Holiness, our communal holiness, is achieved in love.
It’s achieved in love that is genuine. The Greek here is the word ἀνυπόκριτος, which could be stiffly translated as “unhypocritical love,” the kind of love that is honest with itself, love that is not pretentious. Holiness, also, is achieved in love that is mutual. Holy love isn’t unrequited. It’s love that grows in its reciprocity.
But more than anything—at least, according to Peter—is that holy love is fervent. It’s strenuous. He finishes this sentence with the word ἐκτενῶς, which comes from the Greek word for “to stretch.” It means to be stretched taut, to stretch almost beyond one’s capacity. If you’re a runner, it’s that feeling that you get when you feel like you can’t finish the mile, but by strength of will you force your legs to forge ahead. That’s ἐκτενῶς. It’s ardor. We’re Presbyterians, and so we get things done decently and in order, but Peter also teaches us that ardor is even more important than order when it comes to Christian love.

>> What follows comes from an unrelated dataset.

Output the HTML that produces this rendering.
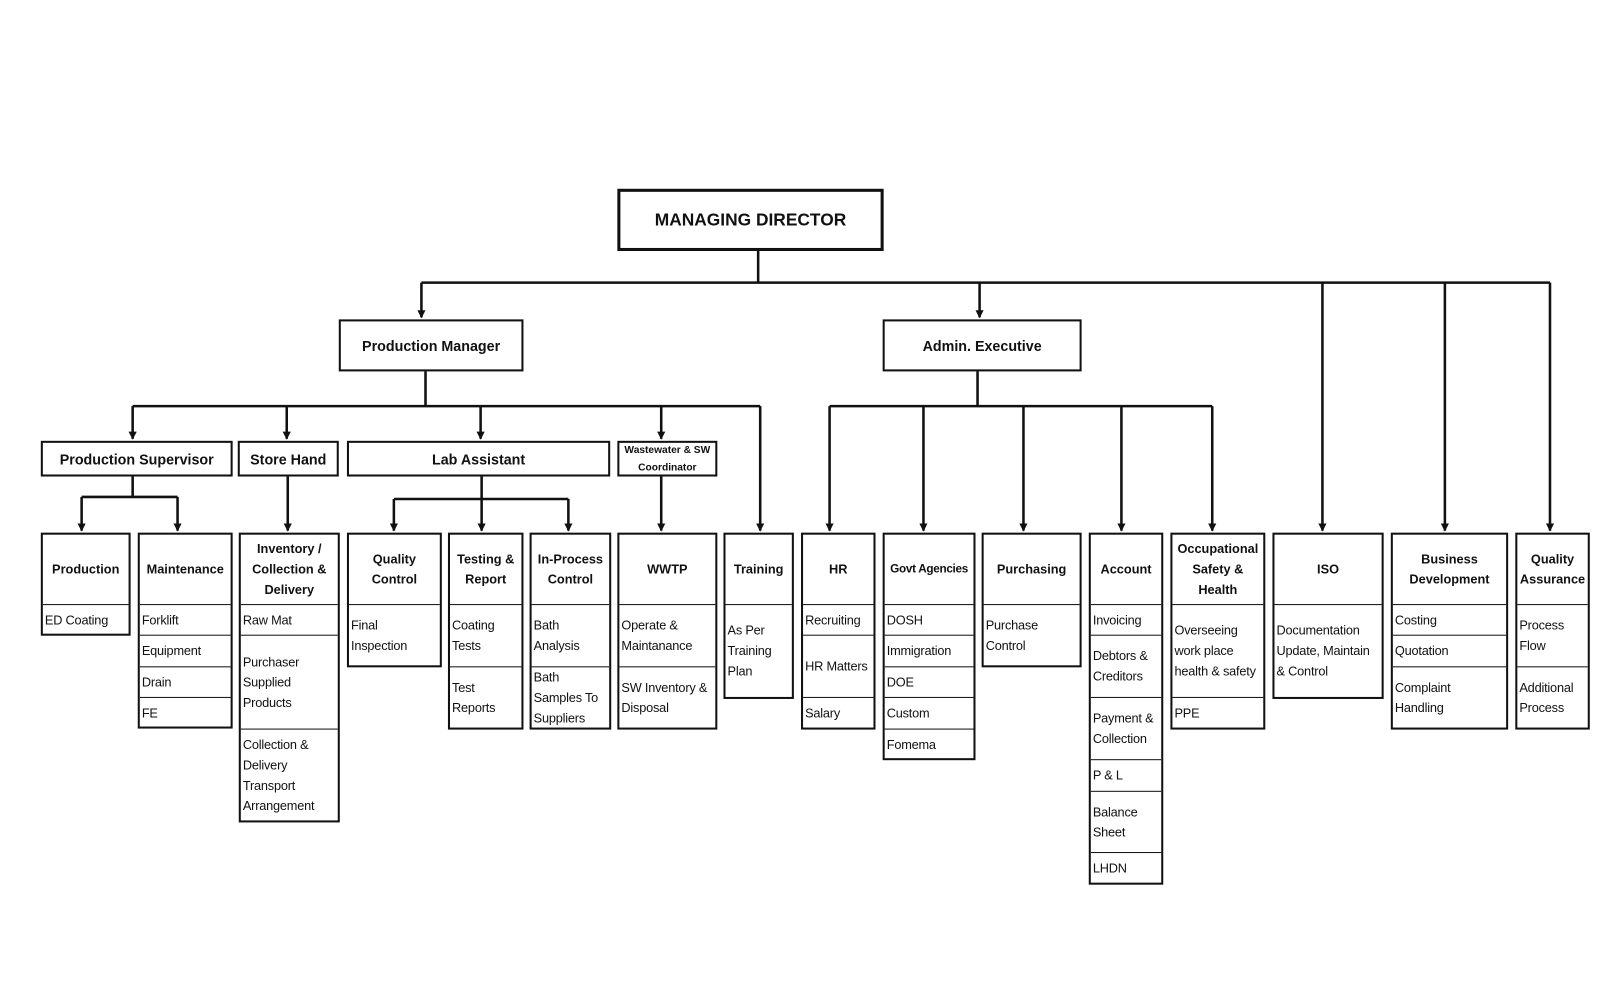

One commentator on this letter points out that the word Peter uses to describe holy love is the same word that Luke uses to describe Jesus’ prayer in Gethsemane. In that prayer, Jesus stretched himself almost to the point of breaking: his sweat turned into blood. This is holy love: genuine, mutual, strenuous love.
Let us be clear: This kind of holy love is often not so enjoyable or gratifying. It’s based less on emotion than will. It is painful, it is awkward, it is unintuitive. It’s the kind of love that is easy to speak of in the abstract and near impossible to enact in the concrete.
So let’s get concrete. This variety of holy, strenuous love is the love that compels an entire national denomination to rework its standards for marriage, in order to embrace all of those who were called to be citizens of God’s holy community. And it’s the same kind of love that prompts understanding and compassion for those who are unsettled by that adjustment. It’s the kind of love that is troubled by the chauvinism, xenophobia, and incitement to violence that is being broadcast on network TV in this election cycle—and the same love that makes us care for those Donald Trump supporters we worship and work with by choosing our words in our conversations and our sermons carefully. This genuine, holy, strenuous love spurs us to consider removing the names that adorn our buildings in our schools and our seminaries, and to contemplate reasons for not doing so. This holy love is almost impossible, and yet it is to this holy love that we, those who have been redeemed by God, are called.
We are called to this arduous love—almost to the point of breaking. But we are both enabled and impelled to offer this strenuous love only because of the God who has loved us strenuously. As Peter points out in today’s passage, God paid a price for us, not on the trading floors of Wall Street, but in the life of his dear son. For our sake, Peter tells us. Not just mine, not just yours, but for the sake of those all whom he calls to be his holy community. We are to embody a therefore kind of holiness—one that is premised on our hope in God—and a y’all kind of holiness—one that is enacted only in community. And we embody that holiness when we show love to one another with every single ounce of our might, even when it feels near impossible. Let’s roll up our sleeves—and get holy. Amen.